Common Mistake: Trusting the DoF scale on adapted still-photography lenses for cinema work. A Canon FD 85mm f/1.2L mounted on a Super 35 body has barrel markings calibrated for 35mm still-photo CoC of 0.033mm. At f/1.2 on a Super 35 sensor, the actual DoF at 6 feet is less than half what the barrel shows. The fix: check the calculator before any wide-open take with adapted glass.

Common Mistake: Confusing the distance scale with the DoF scale. The distance scale (the primary ring showing feet and metres) is accurate and universal regardless of sensor format. The DoF depth markings (the secondary lines flanking the focus mark, often in a different colour) are the sensor-dependent ones. Trusting the distance scale is always safe; trusting the depth marks requires a CoC confirmation.

Frequently Asked Questions

Why do modern cinema lenses designed for digital have different DoF marks than vintage glass?

Manufacturers of modern digital cinema primes calibrate their DoF scales to the CoC of the target sensor. A Zeiss Supreme Prime 50mm designed for Full Frame digital uses 0.029mm CoC; the older Zeiss Ultra Prime 50mm designed for Super 35 film uses approximately 0.025mm. The optical formula is the same -- only the CoC input to the engraving calculation changed. When the lens and camera are from matched generations, the marks are reliable.

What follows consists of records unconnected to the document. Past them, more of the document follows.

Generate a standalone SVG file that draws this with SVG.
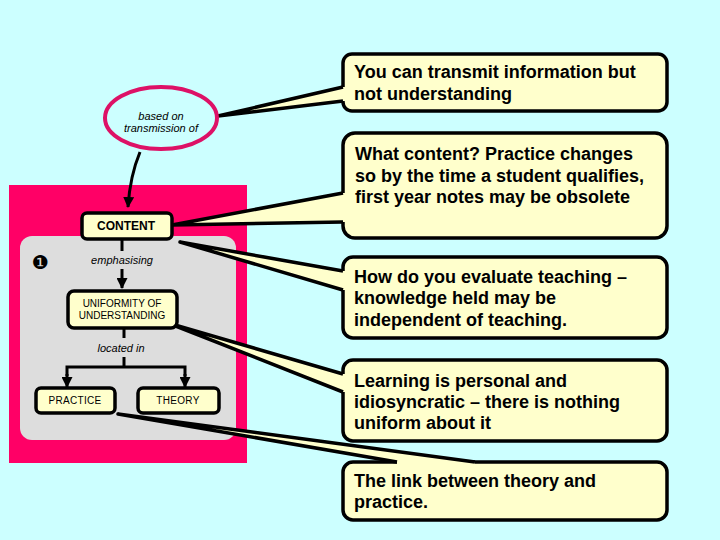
<svg xmlns="http://www.w3.org/2000/svg" width="720" height="540" viewBox="0 0 720 540">
<defs>
<marker id="ah" markerWidth="11" markerHeight="11" refX="10" refY="5.5" orient="auto" markerUnits="userSpaceOnUse">
<path d="M0,0 L11,5.5 L0,11 Z" fill="#000"/>
</marker>
<style>
.box{fill:#ffffcc;stroke:#000;stroke-width:3.5}
.cbox{fill:#ffffcc;stroke:#000;stroke-width:3.5}
.ct{font-family:"Liberation Sans",Arial,sans-serif;font-weight:bold;font-size:18px;fill:#000}
.nt{font-family:"Liberation Sans",Arial,sans-serif;font-size:10px;fill:#000;text-anchor:middle}
.it{font-family:"Liberation Sans",Arial,sans-serif;font-style:italic;font-size:11px;fill:#000;text-anchor:middle}
.ln{fill:none;stroke:#000;stroke-width:3}
.wf{fill:#ffffcc;stroke:none}
.ws{fill:none;stroke:#000;stroke-width:3.5;stroke-linejoin:round}
</style>
</defs>
<rect x="0" y="0" width="720" height="540" fill="#ccffff"/>

<g id="frame">
<rect x="9" y="185" width="238" height="278" fill="#ff0066"/>
<rect x="20" y="236" width="216" height="204" rx="12" fill="#dddddd"/>
<text x="40" y="269" font-family="DejaVu Sans,sans-serif" font-size="19" text-anchor="middle" fill="#000">❶</text>
</g>

<g id="callout1">
<rect class="cbox" x="343" y="54" width="324" height="57" rx="9"/>
<text class="ct" x="354" y="78">You can transmit information but</text>
<text class="ct" x="354" y="100">not understanding</text>
</g>
<g id="callout2">
<rect class="cbox" x="343" y="133" width="324" height="105" rx="12"/>
<text class="ct" x="355" y="160">What content? Practice changes</text>
<text class="ct" x="355" y="182">so by the time a student qualifies,</text>
<text class="ct" x="355" y="203">first year notes may be obsolete</text>
</g>
<g id="callout3">
<rect class="cbox" x="343" y="257" width="324" height="81" rx="10"/>
<text class="ct" x="354" y="283">How do you evaluate teaching –</text>
<text class="ct" x="354" y="304">knowledge held may be</text>
<text class="ct" x="354" y="326">independent of teaching.</text>
</g>
<g id="callout4">
<rect class="cbox" x="343" y="360" width="324" height="81" rx="10"/>
<text class="ct" x="354" y="387">Learning is personal and</text>
<text class="ct" x="354" y="408">idiosyncratic – there is nothing</text>
<text class="ct" x="354" y="429">uniform about it</text>
</g>
<g id="callout5">
<rect class="cbox" x="343" y="462" width="324" height="58" rx="10"/>
<text class="ct" x="354" y="487">The link between theory and</text>
<text class="ct" x="354" y="508">practice.</text>
</g>

<g id="connectors">
<path class="ln" d="M140,152 Q130,176 128,207" marker-end="url(#ah)"/>
<line class="ln" x1="122" y1="239" x2="122" y2="251"/>
<line class="ln" x1="122" y1="269" x2="122" y2="288" marker-end="url(#ah)"/>
<line class="ln" x1="124" y1="328" x2="124" y2="338"/>
<line class="ln" x1="124" y1="357" x2="124" y2="367"/>
<polyline class="ln" points="67,376 67,367 185,367 185,376"/>
<line class="ln" x1="67" y1="374" x2="67" y2="387" marker-end="url(#ah)"/>
<line class="ln" x1="185" y1="374" x2="185" y2="387" marker-end="url(#ah)"/>

<polygon class="wf" points="218,116 343,87 347,87 347,101 343,101"/>
<polyline class="ws" points="343,87 218,116 343,101"/>

<polygon class="wf" points="172,225 343,193 347,193 347,222 343,222"/>
<polyline class="ws" points="343,193 172,225 343,222"/>

<polygon class="wf" points="180,242 343,271 347,271 347,290 343,290"/>
<polyline class="ws" points="343,271 180,242 343,290"/>

<polygon class="wf" points="168,323 343,374 347,374 347,392 343,392"/>
<polyline class="ws" points="343,374 168,323 343,392"/>

<polygon class="wf" points="118,414 475,462 475,466 397,466 397,462"/>
<polyline class="ws" points="397,462 118,414 475,462"/>
</g>

<g id="ellipse">
<ellipse cx="161" cy="118" rx="56" ry="31" fill="#ccffff" stroke="#dd1166" stroke-width="4"/>
<text class="it" x="161" y="120">based on</text>
<text class="it" x="161" y="132">transmission of</text>
</g>
<g id="content">
<rect class="box" x="82" y="213" width="90" height="26" rx="5"/>
<text x="126" y="230" font-family="Liberation Sans,Arial,sans-serif" font-weight="bold" font-size="12" text-anchor="middle">CONTENT</text>
</g>
<g id="emph">
<text class="it" x="122" y="264">emphasising</text>
</g>
<g id="uniformity">
<rect class="box" x="68" y="291" width="109" height="37" rx="6"/>
<text class="nt" x="122" y="307">UNIFORMITY OF</text>
<text class="nt" x="122" y="319">UNDERSTANDING</text>
</g>
<g id="located">
<text class="it" x="121" y="352">located in</text>
</g>
<g id="practice">
<rect class="box" x="36" y="388" width="79" height="25" rx="5"/>
<text class="nt" x="75" y="404" letter-spacing="0.3">PRACTICE</text>
</g>
<g id="theory">
<rect class="box" x="138" y="388" width="81" height="25" rx="5"/>
<text class="nt" x="178" y="404" letter-spacing="0.3">THEORY</text>
</g>
</svg>
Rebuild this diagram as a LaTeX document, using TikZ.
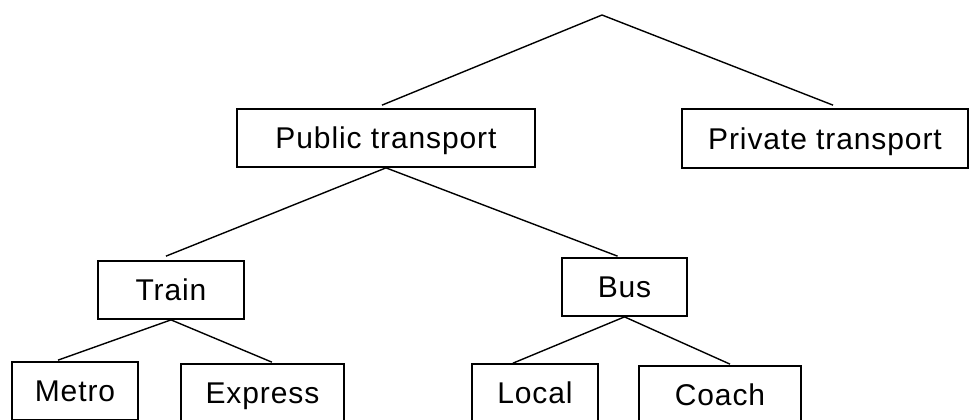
\documentclass[tikz,border=0pt]{standalone}
\usepackage{fontspec}
\setmainfont{Liberation Sans}[LetterSpace=3]
\begin{document}
\begin{tikzpicture}[x=0.75pt,y=-0.75pt,
  box/.style={draw, line width=1.3pt, inner sep=0pt, minimum height=43.5pt,
    text height=16.1pt, text depth=0pt,
    font=\fontsize{22.5}{27}\selectfont},
  link/.style={line width=1.05pt}]
\useasboundingbox (0,0) rectangle (970,419);
\coordinate (top) at (602,15);
\node[box, minimum width=223.5pt] (pub) at (386,138) {Public transport};
\node[box, minimum width=214.5pt, minimum height=44.25pt] (priv) at (825,138.5) {Private transport};
\node[box, minimum width=109.5pt] (train) at (171,290) {Train};
\node[box, minimum width=93.75pt] (bus) at (624.5,287) {Bus};
\node[box, minimum width=94.5pt] (metro) at (75,391) {Metro};
\node[box, minimum width=122.25pt] (express) at (262.5,393) {Express};
\node[box, minimum width=94.5pt] (local) at (535,393) {Local};
\node[box, minimum width=121.5pt] (coach) at (720,395) {Coach};
\draw[link] (top) -- ([xshift=-3pt,yshift=2.25pt]pub.north);
\draw[link] (top) -- ([xshift=6pt,yshift=2.25pt]priv.north);
\draw[link] (pub.south) -- ([xshift=-3.75pt,yshift=3pt]train.north);
\draw[link] (pub.south) -- ([xshift=-5.25pt,yshift=0.75pt]bus.north);
\draw[link] (train.south) -- ([xshift=-12.75pt,yshift=0.75pt]metro.north);
\draw[link] (train.south) -- ([xshift=7pt,yshift=0.75pt]express.north);
\draw[link] (bus.south) -- ([xshift=-16.5pt,yshift=0pt]local.north);
\draw[link] (bus.south) -- ([xshift=7.5pt,yshift=0.75pt]coach.north);
\end{tikzpicture}
\end{document}
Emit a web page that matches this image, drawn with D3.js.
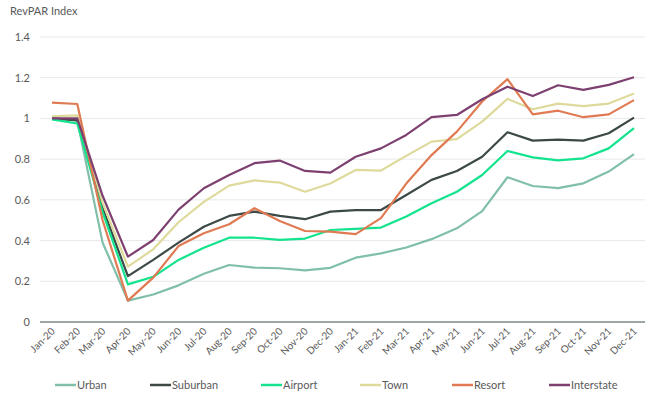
<!DOCTYPE html>
<html><head><meta charset="utf-8">
<script src="https://cdn.jsdelivr.net/npm/d3@7"></script>
<style>body{margin:0;background:#fff;}svg{display:block;font-family:Lato,"Open Sans",sans-serif;}</style>
</head><body><svg id="c" width="651" height="398"></svg>
<script>
const months = ["Jan-20","Feb-20","Mar-20","Apr-20","May-20","Jun-20","Jul-20","Aug-20","Sep-20","Oct-20","Nov-20","Dec-20","Jan-21","Feb-21","Mar-21","Apr-21","May-21","Jun-21","Jul-21","Aug-21","Sep-21","Oct-21","Nov-21","Dec-21"];
const yTicks = [0,0.2,0.4,0.6,0.8,1,1.2,1.4];
const seriesNames = ["Urban","Suburban","Airport","Town","Resort","Interstate"];
const seriesColors = ["#80BFA9","#3C4947","#12E38D","#DEDA9C","#E07A52","#7D4070"];
const urban =      [1.00,0.99,0.39,0.105,0.135,0.18,0.237,0.28,0.267,0.264,0.254,0.266,0.316,0.337,0.366,0.407,0.46,0.545,0.711,0.668,0.658,0.681,0.739,0.825];
const suburban =   [1.00,0.99,0.56,0.225,0.305,0.39,0.468,0.521,0.542,0.521,0.505,0.542,0.55,0.55,0.624,0.698,0.742,0.812,0.932,0.891,0.896,0.891,0.927,1.004];
const airport =    [0.995,0.975,0.54,0.185,0.222,0.305,0.365,0.414,0.414,0.403,0.41,0.452,0.457,0.464,0.518,0.583,0.64,0.722,0.84,0.809,0.794,0.804,0.853,0.952];
const town =       [1.01,1.015,0.585,0.272,0.357,0.49,0.59,0.67,0.696,0.685,0.64,0.68,0.747,0.744,0.816,0.886,0.898,0.984,1.096,1.045,1.073,1.06,1.073,1.122];
const resort =     [1.078,1.071,0.5,0.105,0.218,0.373,0.436,0.48,0.559,0.496,0.447,0.444,0.432,0.51,0.68,0.82,0.935,1.083,1.193,1.02,1.038,1.006,1.02,1.09];
const interstate = [1.00,1.00,0.62,0.321,0.403,0.552,0.657,0.722,0.78,0.793,0.742,0.734,0.812,0.853,0.919,1.006,1.017,1.094,1.156,1.11,1.163,1.14,1.165,1.202];
const seriesValues = [urban,suburban,airport,town,resort,interstate];

const svg = d3.select("#c");
const x = d3.scalePoint().domain(months).range([52,634]);
const y = d3.scaleLinear().domain([0,1.4]).range([322,37]);
const txt = "#595959";

svg.append("text").attr("x",10).attr("y",15).attr("fill",txt).attr("font-size",11).text("RevPAR Index");

// gridlines
svg.append("g").selectAll("line").data(yTicks.filter(d=>d>0)).join("line")
  .attr("x1",40).attr("x2",645).attr("y1",d=>y(d)).attr("y2",d=>y(d))
  .attr("stroke","#e9e9e9").attr("stroke-width",1);

// y axis labels
const ya = svg.append("g").attr("transform","translate(30,0)")
  .call(d3.axisLeft(y).tickValues(yTicks).tickSize(0).tickPadding(0).tickFormat(d=>d3.format("~g")(d)));
ya.select(".domain").remove();
ya.selectAll("text").attr("fill",txt).attr("font-size",11).attr("font-family","Lato,'Open Sans',sans-serif");

// x axis
const xa = svg.append("g").attr("transform","translate(0,322)")
  .call(d3.axisBottom(x).tickSize(0).tickPadding(0));
xa.select(".domain").remove();
svg.append("line").attr("x1",40).attr("x2",645).attr("y1",322).attr("y2",322).attr("stroke","#7f8a86").attr("stroke-width",1.3);
xa.selectAll("text").attr("fill",txt).attr("font-size",10).attr("font-family","Lato,'Open Sans',sans-serif")
  .attr("text-anchor","end").attr("dy",0).attr("y",0)
  .attr("transform","translate(3,10) rotate(-45)");

// lines
const line = d3.line().x((d,i)=>x(months[i])).y(d=>y(d));
svg.append("g").selectAll("path").data(seriesValues).join("path")
  .attr("d",line).attr("fill","none")
  .attr("stroke",(d,i)=>seriesColors[i]).attr("stroke-width",2.2).attr("stroke-linejoin","round");

// legend
const legX = [55,150,261,360,452,549];
const lg = svg.append("g").selectAll("g").data(seriesNames).join("g")
  .attr("transform",(d,i)=>`translate(${legX[i]},385)`);
lg.append("line").attr("x1",0).attr("x2",21).attr("y1",0).attr("y2",0)
  .attr("stroke",(d,i)=>seriesColors[i]).attr("stroke-width",2.5);
lg.append("text").attr("x",22).attr("y",4).attr("fill",txt).attr("font-size",11).text(d=>d);
</script></body></html>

Is there a way to correct for the CoC mismatch without a calculator?

A rough correction factor is: multiply the barrel DoF depth by (sensor CoC / lens design CoC). If the barrel shows 20 inches of DoF on either side and your sensor CoC is 0.019mm versus the lens design of 0.033mm, the corrected estimate is 20 x (0.019 / 0.033) = about 11.5 inches. This is an approximation, not a precision figure. For critical setups, use the calculator directly rather than applying a correction factor to barrel marks.

What does "DoF markings are optimistic" mean in practical focus pulling terms?

It means the lens shows a larger safe zone than the sensor actually delivers. If you trust optimistic markings and frame a wide two-shot where both subjects are "within the marked DoF," you may find that the far subject is slightly soft on the actual sensor. The calculator corrects for this by using your sensor's actual CoC instead of the lens design CoC.

Should I tape over the DoF scale on my follow-focus to avoid using it by habit?

Some focus pullers do exactly this when pulling on systems where the glass and body are mismatched. Others keep the scale visible as a starting reference while always verifying with the calculator before committing to a frame. Either approach is valid. The key discipline is not using a barrel DoF mark as a definitive pass/fail for sharpness on a digital sensor with a different CoC than the lens was designed for.

The Depth of Field Calculator runs the correct calculation using your sensor's actual CoC, giving precise near and far limits that account for both lens and body. For confirming the CoC to use for your specific camera mode, What Circle of Confusion Should You Use for Your Camera? covers every common format with calculated values. The Camera Sensor Crop Calculator handles crop factor math when shooting with adapted lenses across sensor formats.

For the underlying depth of field math, Depth of Field in Cinema explains the full formula with worked examples and production context.

Trust What Was Designed for Your Sensor

The distance scale on any lens is always accurate. The DoF scale is accurate only when the lens was designed for a CoC that matches your sensor. On a vintage cinema prime mounted on a digital body, the depth marks can be off by 40 to 74 percent. That is not a reason to ignore the barrel entirely -- it remains useful for zone focus and rough orientation -- but it is a strong reason to run a calculator confirmation before any take where sharpness on a specific plane is critical.

This post covers prime lenses and single-camera setups. Zoom lenses and anamorphic systems introduce additional variables around CoC calibration that warrant separate treatment. If you have caught a marking-vs-calculator mismatch on a specific lens and body combination, what was the gap and how did you handle it on the day?